Gimme Shelter


16-year old Apple (Vanessa Hudgens) is a street smart kid living on the wrong side of the Jersey tracks. Her mother, June (Rosario Dawson), is a prostitute and drug addict whose plan is to have her daughter follow in her footsteps. But, the headstrong teen will not accept that life and she runs away to find the father she has never known in “Gimme Shelter.”


Laura's Review: C

Writer/director Ron Krauss gives this 'based on a true story' an Afterschool Special feel with vaguely unsettling Holy Roller overtones, a secret agenda delivered like cod liver oil. Vanessa Hudgens dials her street punk up to 11 and Krauss fails to pull her back a bit. There's an impressive supporting cast - Anne Dowd, James Earl Jones, Brendon Fraser - but it's an almost unrecognizable Rosario Dawson as Apple's drug addict mother who's the really memorable one here.
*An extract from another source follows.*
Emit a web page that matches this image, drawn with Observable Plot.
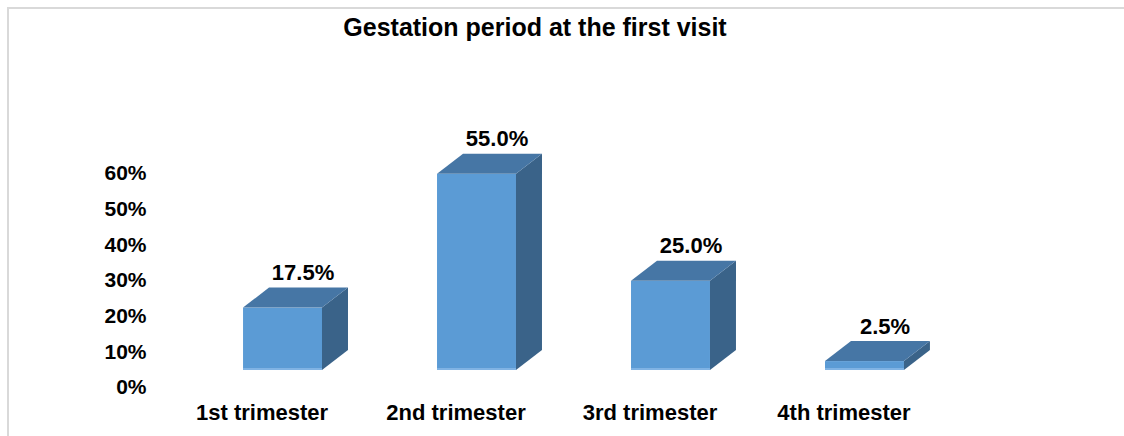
<!DOCTYPE html>
<html><head><meta charset="utf-8">
<script src="https://cdn.jsdelivr.net/npm/d3@7"></script>
<script src="https://cdn.jsdelivr.net/npm/@observablehq/plot@0.6"></script>
<style>
body{margin:0;background:#fff;}
#wrap{position:relative;width:1124px;height:436px;overflow:hidden;font-family:"Liberation Sans",Arial,sans-serif;}
#frame{position:absolute;left:7px;top:7px;right:-10px;bottom:-10px;border-top:2px solid #d9d9d9;border-left:2px solid #d9d9d9;}
#title{position:absolute;left:535px;top:15px;transform:translateX(-50%);font-weight:bold;font-size:25px;line-height:25px;white-space:nowrap;color:#000;}
#chart{position:absolute;left:0;top:0;}
</style></head><body>
<div id="wrap"><div id="frame"></div><div id="title">Gestation period at the first visit</div><div id="chart"></div></div>
<script>
const categories = ["1st trimester", "2nd trimester", "3rd trimester", "4th trimester"];
const values = [0.175, 0.55, 0.25, 0.025];
const valueLabels = ["17.5%", "55.0%", "25.0%", "2.5%"];
const yTicks = [0, 0.1, 0.2, 0.3, 0.4, 0.5, 0.6];
const yTickLabels = ["0%", "10%", "20%", "30%", "40%", "50%", "60%"];

const data = categories.map((c, i) => ({category: c, value: values[i], label: valueLabels[i]}));
const ticks = yTicks.map((t, i) => ({value: t, label: yTickLabels[i]}));

const FRONT = "#5B9BD5", TOP = "#4676A5", SIDE = "#3A6389", STRIPE = "#80B3E4";
const DX = 26, DY = 20;

function faces(index, scales) {
  const x = scales.x, y = scales.y;
  const bw = typeof x.bandwidth === "function" ? x.bandwidth() : x.bandwidth;
  const g = d3.create("svg:g");
  data.forEach(d => {
    const x1 = x(d.category), x2 = x1 + bw, yt = y(d.value), yb = y(0);
    g.append("path")
      .attr("d", `M${x2},${yt}L${x2 + DX},${yt - DY}L${x2 + DX},${yb - DY}L${x2},${yb}Z`)
      .attr("fill", SIDE);
    g.append("path")
      .attr("d", `M${x1},${yt}L${x1 + DX},${yt - DY}L${x2 + DX},${yt - DY}L${x2},${yt}Z`)
      .attr("fill", TOP);
    g.append("rect")
      .attr("x", x1).attr("y", yb - 2).attr("width", bw).attr("height", 2)
      .attr("fill", STRIPE);
  });
  return g.node();
}

const chart = Plot.plot({
  width: 1124,
  height: 436,
  marginLeft: 128,
  marginRight: 105,
  marginTop: 156,
  marginBottom: 66,
  x: {domain: categories, padding: 0.593, round: false, axis: null},
  y: {domain: [0, 0.6], axis: null},
  style: {fontFamily: "'Liberation Sans', Arial, sans-serif", background: "transparent", overflow: "visible"},
  marks: [
    Plot.barY(data, {x: "category", y: "value", fill: FRONT}),
    faces,
    Plot.text(data, {x: "category", y: "value", text: "label", dx: 20, dy: -35, lineAnchor: "middle",
      fontSize: 22, fontWeight: "bold", fill: "#000"}),
    Plot.text(data, {x: "category", frameAnchor: "bottom", text: "category", dx: -21, dy: 42, lineAnchor: "middle",
      fontSize: 22, fontWeight: "bold", fill: "#000"}),
    Plot.text(ticks, {y: "value", frameAnchor: "left", text: "label", textAnchor: "end", dx: 18, dy: 17, lineAnchor: "middle",
      fontSize: 21, fontWeight: "bold", fill: "#000"})
  ]
});
document.getElementById("chart").appendChild(chart);
</script>
</body></html>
She's just crazy with a razor blade between her teeth.



Robin's Review: C+

Writer-director Ron Krauss takes the true life story of teen survival and brings it to the big screen with his star Vanessa Hudgens as Agnes ‘Apple’ Bailey. “Gimme Shelter” is an earnestly told based-on-fact story about how a young woman who, against all odds, sets off to escape her dangerous existence with her mother to find the man who fathered her 16-years ago. Apple’s journey takes her from the dangers of her life on the streets of New Jersey to the opulent home of her birth father, Tom Fitzpatrick Brendan Frasier), a very wealthy Wall Street broker. It is only when Tom agrees to take his daughter into his home with wife Joanna (Stephanie Szostack) that Apple learns that she is pregnant – from the one and only time she was with a boy. “Gimme Shelter” changes direction when Apple runs away from her new home, sleeping in cars and eating out of dumpsters. She meets a kindly old priest, Frank McCarthy, who gets her into a home for unwed teen mothers. Tom winks in and out of her life (with a one-note performance by Brendan Frasier) until the film’s feel good, happily-ever-after ending. Vanessa Hudgens using scowling and bad eating habits to depict Apple, who, for good reason, does not trust anyone. The actress does not give her character much shading with anger as the predominant emotion. Better, in a sleazy way, is Rosario Dawson as Apple’s drug addled mother who sees the girl as a welfare check. Her June is a cunning, street-wise lady who holds the legal custody of her daughter as a cudgel, using threats and wheedling in her attempt to maintain control over Apple. Brendan Frasier mailed in his portrayal of her ambiguous father. (Why, once he made it big on the Street, did he not try to find his daughter and save her from a harsh life? We know he sent her a letter when Apple was 8-years old.) The story of a girl fighting for life against the “system” that keeps her in her mother’s torrid life is one that should be told and Krauss does just that, but without much dimension. The story is structured in loosely bound chapters as Apple moves from one phase of her life to another, giving the film a disjointed feel. “Gimme Shelter” wears its heart on its sleeve but he subject matter is best left to teen-oriented after school cable programming where it might influence its audience.